I guess hiking the Appalachian Trail is a grand juxtaposition of physical and athletic challenge with the intangible, metaphysical and existential questions that, in my opinion, nature brings us closer to, and in some ways, at peace with.
I am guilty of having too much fun. Call it the artist’s plight: I like to drink. There’s lots of that along the Appalachian Trail. You will never meet a group of people so thrilled about an all nighter followed by an 18 mile hike up and over Franconia Ridge. The odd part is, I would do this, but then spend days quietly hiking alone with my thoughts, sober, meditative... Working things out, processing traumas, planning future adventures. Getting struck by random 16 year old memories and suddenly bursting out in laughter.
Gathering around the campfire at night, drunk with endorphins and content with our bellies full of rice and cheese, us hikers would laugh at the pain in our legs, flatulate loudly, pass around a flask of whiskey, and rejoice that we, yes we, bumbling, foiblous humans had just completed another day’s hike that, in all reality, only a tiny fraction of humans alive today could dream of completing. And it was just another notch in the long, long belt of the Appalachian Trail.
I say all this because it speaks back to the grand juxtaposition. You go out there for answers, for quiet, solitude. And you quickly realize that - while these are all good and well - you won’t get very far without camaraderie.
The Appalachian Trail was the hardest thing I’ve ever done. Harder than running a marathon, completing an Olympic triathlon, graduating college, dealing with heartbreak. The mind wanders between jubilation at the thought of a grand human adventure and wondering why one is subjecting oneself to such physical and mental torture for days on end. Some days every step sucks. Some days you slip down a slick rock face and scrape your entire right thigh like a road rash from falling off of a motorcycle.

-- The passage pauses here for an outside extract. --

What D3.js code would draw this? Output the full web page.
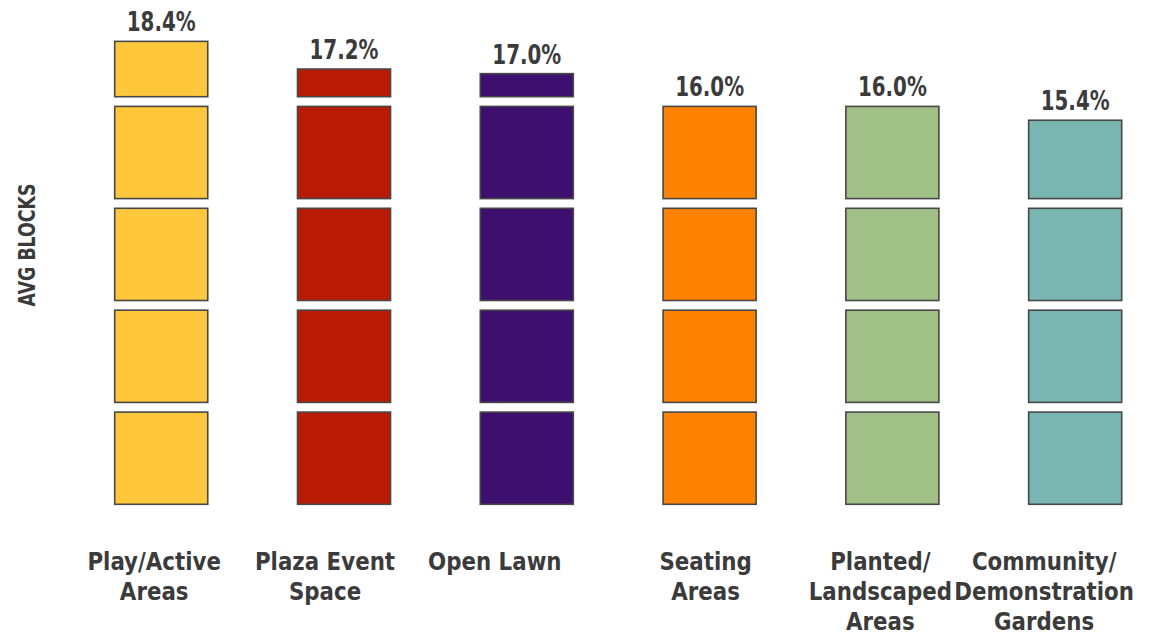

Some days you sit on top of mountains and watch the sun set for the who-knows-thousandth time in your life and it’s still just as beautiful, just as humbling, just as sweet.
I kept going because I knew I didn’t really have any other option. Go back to waiting tables and working the front desk at the YMCA? My life felt hollow and quite meaningless until the moment I set foot on Springer Mountain, on April 1, 2014. What did I have to offer? What could I do to affect change? What kind of man would I grow up to be? These are all questions that hiking 2,000 miles did not give me the answer to. What it did give me was the confidence and self assurance that I, too, could offer the world something, that I could affect change, that I would grow up to be the man I knew deep down I already was.
So, I walked, and walked, and walked. I met so many amazing, kind, loving, beautiful people along and around that trail. I cried at the sun coming through the trees on a July morning in Vermont. I took myself out there and taught myself lessons I already knew but just needed showing. I grew from a boy, to become not just a man, but a thoughtful, inquisitive, new, better version of myself. I was not the person I was when I first stepped foot on that footpath in Georgia. I was whole, distinctively evolved from the person I was just a few months before.
I was born on the Appalachian Trail.
36 comments
This is beautifully written. I would never have the courage to do this myself but absolutely loved reading about the transformative experience this left on you. I think a book of journal entries and reflections around this topic should be next.